One area of profound work was in academic development programmes, which sought to provide “epistemological access” and real equality of opportunity for the poor.
Gerwel helped to significantly advance gender equality at UWC. Compared with men, women at UWC suffered many disabilities related to salaries, benefits, pensions, leave and the like.
While the efforts of women at UWC were decisive, Gerwel’s support as the vice-chancellor was critical in creating a more gender-equal institution.
The early 1990s saw UWC become a key site for policy research in support of an equitable and democratic South Africa.
Gerwel brought those of us working in the arena of higher education policy development into conversation with others working on constitutional, economic, trade, health and other policy issues.
Many of those involved in such policy work have become Cabinet ministers and leaders of institutions post-1994.
Another first was when Madiba recruited Gerwel to become democratic South Africa’s first director-general and Cabinet secretary in the office of the president.
Later, he chaired the Nelson Mandela Foundation and the Mandela Rhodes Foundation, which awards postgraduate scholarships to talented students.

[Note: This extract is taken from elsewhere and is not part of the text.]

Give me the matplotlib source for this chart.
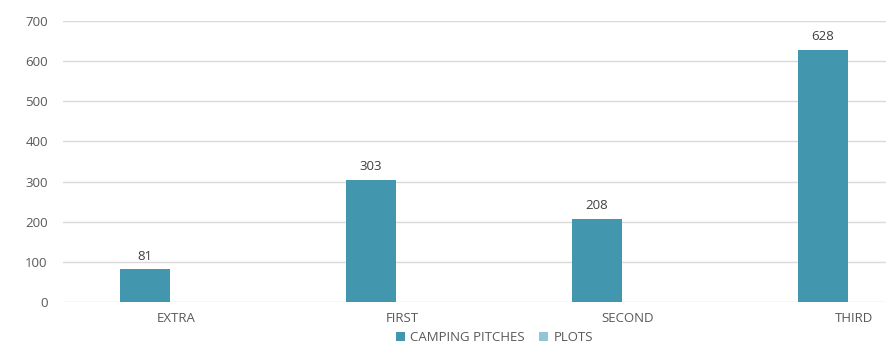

The numerous honorary doctorates awarded to Gerwel and his extensive leadership roles in civil society, business and sports organisations are all testimony to the respect he enjoyed in all spheres.
He can rest content in the knowledge that he lived his life as advocated by an outstanding revolutionary, Nikolai Ostrovsky: man’s dearest possession is life.
It is given to him but once, and he must live it so as to feel no torturing regrets for wasted years, never know the burning shame of a mean and petty past; so live that, dying he might say: all my life, all my strength were given to the finest cause in all the world – the fight for the liberation of humankind.
Xolani Nyali, a former Rhodes SRC president who came into contact with Gerwel, wrote to me: “He ran his race, it is now complete. Others must take over from where he left off.” Indeed!
Hamba Kahle, bold, humble and gentle man, leader and mentor of great integrity, intellect and dry and understated humour. You will be dearly missed.